Pers memiliki peran penting dalam sejarah perjuangan negara dan bangsa, baik dalam masa prakemerdekaan maupun dalam mengisi kemerdekaan.

Kita juga sering mendengar pers diasosiasikan sebagai pilar keempat demokrasi. Di masa rezim otoritarian orde baru, kebebasan pers jauh dari kenyataan. Namun, pascareformasi 1998 pers mulai kembali diperhitungkan.

Bahkan ada yang bilang kebablasan karena perusahaan media baru muncul bak cendawan di musim hujan. Sebagian memiliki prinsip dan idealisme yang baik, tapi tak sedikit juga yang justru menjadi benalu dalam upaya negeri ini mereformasi sektor publik.

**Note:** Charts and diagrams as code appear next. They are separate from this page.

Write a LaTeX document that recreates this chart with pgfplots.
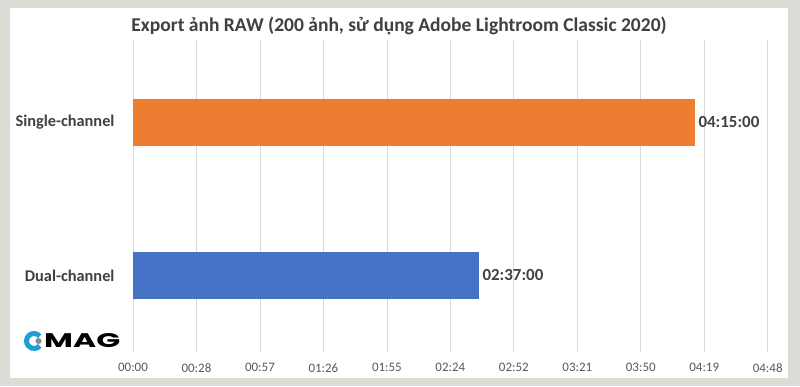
\documentclass[border=0pt]{standalone}
\usepackage{fontspec}
\setmainfont{Carlito}
\newfontfamily\logofont{Poppins}
\usepackage{graphicx}
\usepackage{pgfplots}
\pgfplotsset{compat=1.18}
\definecolor{orangeb}{HTML}{ED7D31}
\definecolor{blueb}{HTML}{4472C4}
\definecolor{gridc}{HTML}{D9D9D9}
\definecolor{txt}{HTML}{404040}
\definecolor{tickc}{HTML}{595959}
\definecolor{bgc}{HTML}{DADDD6}
\definecolor{logob}{HTML}{1BA1D8}
\definecolor{logog}{HTML}{8A8A8A}
\begin{document}
\begin{tikzpicture}[x=1bp,y=1bp]
\fill[bgc] (0,0) rectangle (800,386);
\fill[white] (10,8) rectangle (788,378);
\begin{axis}[
  at={(133bp,34bp)}, anchor=south west,
  scale only axis, width=634.7bp, height=312bp,
  xbar, bar width=47bp,
  xmin=0, xmax=288, ymin=-0.5, ymax=1.535,
  xtick={0,28.8,57.6,86.4,115.2,144,172.8,201.6,230.4,259.2,288},
  xticklabels={00:00,00:28,00:57,01:26,01:55,02:24,02:52,03:21,03:50,04:19,04:48},
  ytick={0,1}, yticklabels={Dual-channel,Single-channel},
  xmajorgrids, major grid style={gridc, line width=0.75bp},
  axis line style={draw=none}, major tick length=0pt,
  xticklabel style={font=\fontsize{13}{15}\selectfont, text=tickc, yshift=-8bp},
  yticklabel style={font=\fontsize{16.4}{18}\selectfont\bfseries, text=txt, xshift=-15bp},
  nodes near coords, point meta=explicit symbolic,
  nodes near coords style={font=\fontsize{17}{19}\selectfont\bfseries, text=txt, anchor=west},
  clip=false
]
\addplot[fill=blueb, draw=none, bar shift=0pt] table[x=v, y=c, meta=lab] {
v c lab
157 0 02:37:00
};
\addplot[fill=orangeb, draw=none, bar shift=0pt] table[x=v, y=c, meta=lab] {
v c lab
255 1 04:15:00
};
\end{axis}
\node[font=\fontsize{19.6}{23}\selectfont\bfseries, text=txt] at (399,360) {Export ảnh RAW (200 ảnh, sử dụng Adobe Lightroom Classic 2020)};
% logo
\draw[logob, line width=5bp] (34,45) ++(40:7.5) arc[start angle=40, end angle=320, radius=7.5];
\fill[logog] (38.5,45) circle (3bp);
\node[anchor=south west, inner sep=0pt, text=black] at (44,38) {\resizebox{76bp}{14bp}{\logofont\bfseries MAG}};
\end{tikzpicture}
\end{document}
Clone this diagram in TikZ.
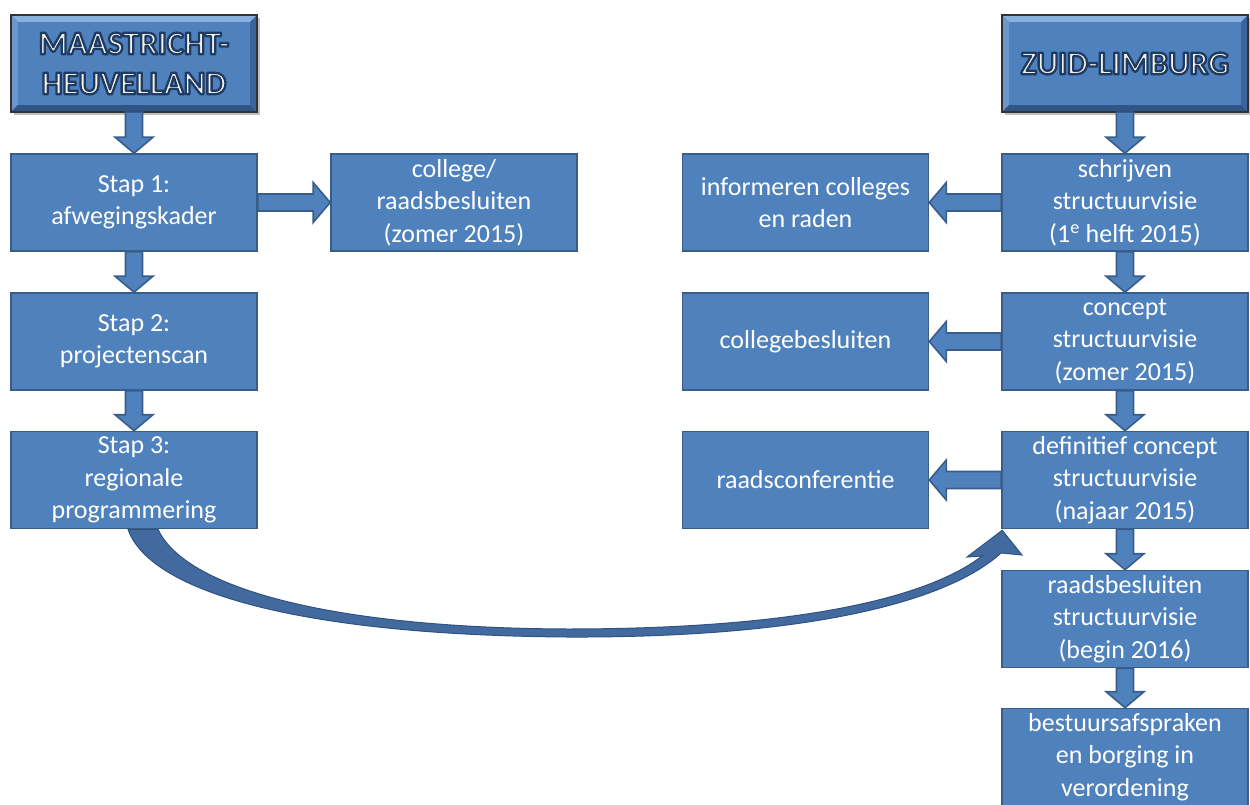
\documentclass[tikz,border=0pt]{standalone}
\usepackage{fontspec}
\setmainfont{Carlito}
\usetikzlibrary{calc,shadows}
\definecolor{boxblue}{HTML}{4F81BD}
\definecolor{boxline}{HTML}{385D8A}
\definecolor{glowblue}{HTML}{1F3B63}
\definecolor{hdrtext}{HTML}{F3F1E6}
\definecolor{bevlight}{HTML}{8AB0DE}
\definecolor{bevmid}{HTML}{6C97CC}
\definecolor{bevdark}{HTML}{2F5486}
\definecolor{bevright}{HTML}{3B649C}
\definecolor{curvefill}{HTML}{436A9F}
\definecolor{curveline}{HTML}{2E5282}

% header text: cream fill with a navy outline (text render mode 2)
\newcommand{\glowtext}[1]{\special{pdf:literal direct 2 Tr 1 j 2.3 w 0.122 0.231 0.388 RG}#1\special{pdf:literal direct 0 Tr}}

\newcommand{\blockdown}[2]{%
  \path[barrow] let \p1=(#1.south), \p2=(#2.north) in
    (\x1-8.5pt,\y1) -- (\x1+8.5pt,\y1) -- (\x1+8.5pt,\y2+16pt) -- (\x1+19pt,\y2+16pt)
    -- (\x1,\y2) -- (\x1-19pt,\y2+16pt) -- (\x1-8.5pt,\y2+16pt) -- cycle;}
\newcommand{\blockright}[2]{%
  \path[barrow] let \p1=(#1.east), \p2=(#2.west) in
    (\x1,\y1+8.5pt) -- (\x1,\y1-8.5pt) -- (\x2-17pt,\y1-8.5pt) -- (\x2-17pt,\y1-20pt)
    -- (\x2,\y1) -- (\x2-17pt,\y1+20pt) -- (\x2-17pt,\y1+8.5pt) -- cycle;}
\newcommand{\blockleft}[2]{%
  \path[barrow] let \p1=(#1.west), \p2=(#2.east) in
    (\x1,\y1+8.5pt) -- (\x1,\y1-8.5pt) -- (\x2+17pt,\y1-8.5pt) -- (\x2+17pt,\y1-20pt)
    -- (\x2,\y1) -- (\x2+17pt,\y1+20pt) -- (\x2+17pt,\y1+8.5pt) -- cycle;}
\newcommand{\bevel}[1]{%
  \fill[bevlight] (#1.north west) -- (#1.north east) -- ($(#1.north east)+(-7,7)$) -- ($(#1.north west)+(7,7)$) -- cycle;
  \fill[bevmid] (#1.north west) -- ($(#1.north west)+(7,7)$) -- ($(#1.south west)+(7,-7)$) -- (#1.south west) -- cycle;
  \fill[bevdark] (#1.south west) -- ($(#1.south west)+(7,-7)$) -- ($(#1.south east)+(-7,-7)$) -- (#1.south east) -- cycle;
  \fill[bevright] (#1.north east) -- (#1.south east) -- ($(#1.south east)+(-7,-7)$) -- ($(#1.north east)+(-7,7)$) -- cycle;
  \draw[black!80, line width=1.6pt] (#1.north west) rectangle (#1.south east);}

\begin{document}
\begin{tikzpicture}[x=1pt,y=-1pt,
  box/.style={draw=boxline, line width=1.6pt, fill=boxblue, text=white,
    minimum width=246pt, minimum height=97pt, inner sep=0pt, align=center,
    font=\fontsize{26}{32.5}\selectfont},
  hdr/.style={fill=boxblue, minimum width=246pt, minimum height=97pt,
    inner sep=0pt, drop shadow={shadow xshift=3pt, shadow yshift=-3pt, opacity=0.5}},
  hdrlabel/.style={text=hdrtext, align=center, inner sep=0pt,
    font=\fontsize{33}{40}\selectfont\bfseries},
  barrow/.style={fill=boxblue, draw=boxline, line width=1.6pt, line join=miter},
  curvearrow/.style={fill=curvefill, draw=curveline, line width=1pt}]
\useasboundingbox (0,0) rectangle (1250,805);

% headers
\node[hdr] (mh) at (134,63.5) {};
\bevel{mh}
\node[hdrlabel] (mhtext) at (mh.center)
  {\glowtext{MAASTRICHT-}\\\glowtext{HEUVELLAND}};
\node[hdr] (zl) at (1125,63.5) {};
\bevel{zl}
\node[hdrlabel] (zltext) at (zl.center) {\glowtext{ZUID-LIMBURG}};

% left column
\node[box] (s1) at (134,202.5) {Stap 1:\\afwegingskader};
\node[box] (s2) at (134,341.5) {Stap 2:\\projectenscan};
\node[box] (s3) at (134,480) {Stap 3:\\regionale\\programmering};
\node[box] (cr) at (454,202.5) {college/\\raadsbesluiten\\(zomer 2015)};

% middle right column
\node[box] (inf) at (805.5,202.5) {informeren colleges\\en raden};
\node[box] (cb) at (805.5,341.5) {collegebesluiten};
\node[box] (rc) at (805.5,480) {raadsconferentie};

% right column
\node[box] (sv) at (1125,202.5) {schrijven\\structuurvisie\\(1\textsuperscript{e} helft 2015)};
\node[box] (cs) at (1125,341.5) {concept\\structuurvisie\\(zomer 2015)};
\node[box] (dc) at (1125,480) {definitief concept\\structuurvisie\\(najaar 2015)};
\node[box] (rb) at (1125,619) {raadsbesluiten\\structuurvisie\\(begin 2016)};
\node[box] (ba) at (1125,757) {bestuursafspraken\\en borging in\\verordening};

% block arrows
\blockdown{mh}{s1}
\blockdown{s1}{s2}
\blockdown{s2}{s3}
\blockright{s1}{cr}
\blockdown{zl}{sv}
\blockdown{sv}{cs}
\blockdown{cs}{dc}
\blockdown{dc}{rb}
\blockdown{rb}{ba}
\blockleft{sv}{inf}
\blockleft{cs}{cb}
\blockleft{dc}{rc}

% curved arrow from Stap 3 to definitief concept
\coordinate (cstart) at (s3.south);
\coordinate (ctip) at (dc.south west);
\path[curvearrow]
  ($(cstart)+(-6,0)$) .. controls (150,592) and (300,635) .. (567,637)
  .. controls (800,638) and (945,604) .. (1001,553)
  -- (1022,555) -- ($(ctip)+(1,1)$) -- (967,557) -- (982,556)
  .. controls (925,600) and (790,629) .. (567,629)
  .. controls (330,628) and (185,588) .. ($(cstart)+(24,0)$) -- cycle;
\end{tikzpicture}
\end{document}
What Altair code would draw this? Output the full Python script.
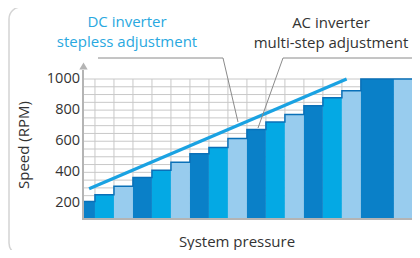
import altair as alt
import pandas as pd

# ---- data ----
pressure_lo = [0.0, 0.63, 1.63, 2.63, 3.63, 4.63, 5.63, 6.63, 7.63, 8.63,
               9.63, 10.63, 11.63, 12.63, 13.63, 14.63, 16.37]
pressure_hi = [0.63, 1.63, 2.63, 3.63, 4.63, 5.63, 6.63, 7.63, 8.63, 9.63,
               10.63, 11.63, 12.63, 13.63, 14.63, 16.37, 17.32]
speeds = [213, 256, 310, 366, 413, 465, 520, 559, 617, 675, 724, 772,
          828, 880, 925, 1000, 1000]
tones = ["d", "m", "l", "d", "m", "l", "d", "m", "l", "d", "m", "l",
         "d", "m", "l", "d", "l"]
dc_pressure = [0.32, 13.88]
dc_speed = [295, 1000]
speed_ticks = list(range(100, 1001, 50))

FONT = "Open Sans"
TXT = "#333333"

bars_df = pd.DataFrame({"lo": pressure_lo, "hi": pressure_hi,
                        "speed": speeds, "tone": tones})
step_df = pd.DataFrame({"lo": pressure_lo + [pressure_hi[-1]],
                        "speed": speeds + [speeds[-1]]})
dc_df = pd.DataFrame({"lo": dc_pressure, "speed": dc_speed})
grid_df = pd.DataFrame({"speed": speed_ticks})
vgrid_df = pd.DataFrame({"lo": pressure_lo[1:16]})
lab_df = pd.DataFrame({"speed": [200, 400, 600, 800, 1000]})
one = pd.DataFrame({"a": [0]})

xscale = alt.Scale(domain=[0, 17.32], nice=False, zero=False)
yscale = alt.Scale(domain=[100, 1000], nice=False, zero=False)

gcol = "#c8c8c8"
hgrid = alt.Chart(grid_df).mark_rule(color=gcol, strokeWidth=1).encode(
    y=alt.Y("speed:Q", scale=yscale, axis=None), x=alt.value(0), x2=alt.value(329))
vgrid = alt.Chart(vgrid_df).mark_rule(color=gcol, strokeWidth=1).encode(
    x=alt.X("lo:Q", scale=xscale, axis=None), y=alt.value(0), y2=alt.value(140))
ylabels = alt.Chart(lab_df).mark_text(font=FONT, fontSize=14.5, color=TXT,
                                      align="right", baseline="middle", dx=-3).encode(
    y=alt.Y("speed:Q", scale=yscale, axis=None), x=alt.value(0),
    text=alt.Text("speed:Q", format="d"))

frame = alt.Chart(one).mark_rect(
    fill="white", fillOpacity=0, stroke="#d4d4d4", strokeWidth=1.5, cornerRadius=12
).encode(x=alt.value(-74), x2=alt.value(360), y=alt.value(-72), y2=alt.value(176))

bars = alt.Chart(bars_df).mark_rect().encode(
    x=alt.X("lo:Q", scale=xscale, axis=None),
    x2="hi:Q",
    y=alt.Y("speed:Q", scale=yscale, axis=None),
    y2=alt.datum(100),
    color=alt.Color("tone:N", scale=alt.Scale(domain=["d", "m", "l"],
                    range=["#0a80c8", "#04a9e4", "#98ccee"]), legend=None),
)

steps = alt.Chart(step_df).mark_line(interpolate="step-after", color="#0a70b8",
                                     strokeWidth=1.5).encode(
    x=alt.X("lo:Q", scale=xscale, axis=None), y=alt.Y("speed:Q", scale=yscale, axis=None))

dc = alt.Chart(dc_df).mark_line(color="#1aa2e2", strokeWidth=3.2, strokeCap="butt").encode(
    x=alt.X("lo:Q", scale=xscale, axis=None), y=alt.Y("speed:Q", scale=yscale, axis=None))

axis_col = "#b4b4b4"
yline = alt.Chart(one).mark_rule(color=axis_col, strokeWidth=2).encode(
    x=alt.value(0), y=alt.value(-9), y2=alt.value(141))
xline = alt.Chart(one).mark_rule(color=axis_col, strokeWidth=2).encode(
    x=alt.value(-1), x2=alt.value(331), y=alt.value(140))
yarrow = alt.Chart(one).mark_point(shape="triangle-up", filled=True, color=axis_col,
                                   opacity=1, size=70).encode(
    x=alt.value(0.5), y=alt.value(-13))
xarrow = alt.Chart(one).mark_point(shape="triangle-right", filled=True, color=axis_col,
                                   opacity=1, size=70).encode(
    x=alt.value(333), y=alt.value(140))

lead = "#8a8a8a"
def seg(x1, y1, x2, y2):
    return alt.Chart(one).mark_rule(color=lead, strokeWidth=1).encode(
        x=alt.value(x1), y=alt.value(y1), x2=alt.value(x2), y2=alt.value(y2))

leaders = [seg(15, -21, 140, -21), seg(140, -21, 155, 43),
           seg(345, -21, 200, -21), seg(200, -21, 175, 49)]

def label(txt, x, y, color=TXT, angle=0):
    return alt.Chart(one).mark_text(text=txt, font=FONT, fontSize=15, color=color,
                                    align="center", baseline="alphabetic",
                                    angle=angle).encode(x=alt.value(x), y=alt.value(y))

texts = [
    label("DC inverter", 44, -52, "#29a8e0"),
    label("stepless adjustment", 44, -32, "#29a8e0"),
    label("AC inverter", 248, -51),
    label("multi-step adjustment", 248, -31),
    label("System pressure", 154, 168),
    label("Speed (RPM)", -54, 66, angle=270),
]

chart = alt.layer(frame, hgrid, vgrid, bars, steps, dc, yline, xline, yarrow, xarrow,
                  ylabels, *leaders, *texts).properties(
    width=329, height=140,
    autosize=alt.AutoSizeParams(type="none"),
    padding={"left": 75, "top": 71, "right": 0, "bottom": 31},
).configure_view(stroke=None)

chart.save("out.html", embed_options={"renderer": "svg", "actions": False})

Sayangnya, dewasa ini media massa menghadapi tantangan berat yang tidak pernah dialami sebelumnya. Disrupsi yang diakibatkan perkembangan teknologi informasi dan komunikasi turut menghantam industri media, jika tak ingin dibilang sebagai salah satu yang paling terdampak. Satu per satu media gulung tikar. Terutama media cetak. Ongkos produksi cenderung konstan atau malah naik, sementara pendapatan menurun.

Porsi 'kue' iklan semakin berkurang karena pesaing semakin banyak, bukan hanya sesama media cetak tapi juga media daring berbasis internet.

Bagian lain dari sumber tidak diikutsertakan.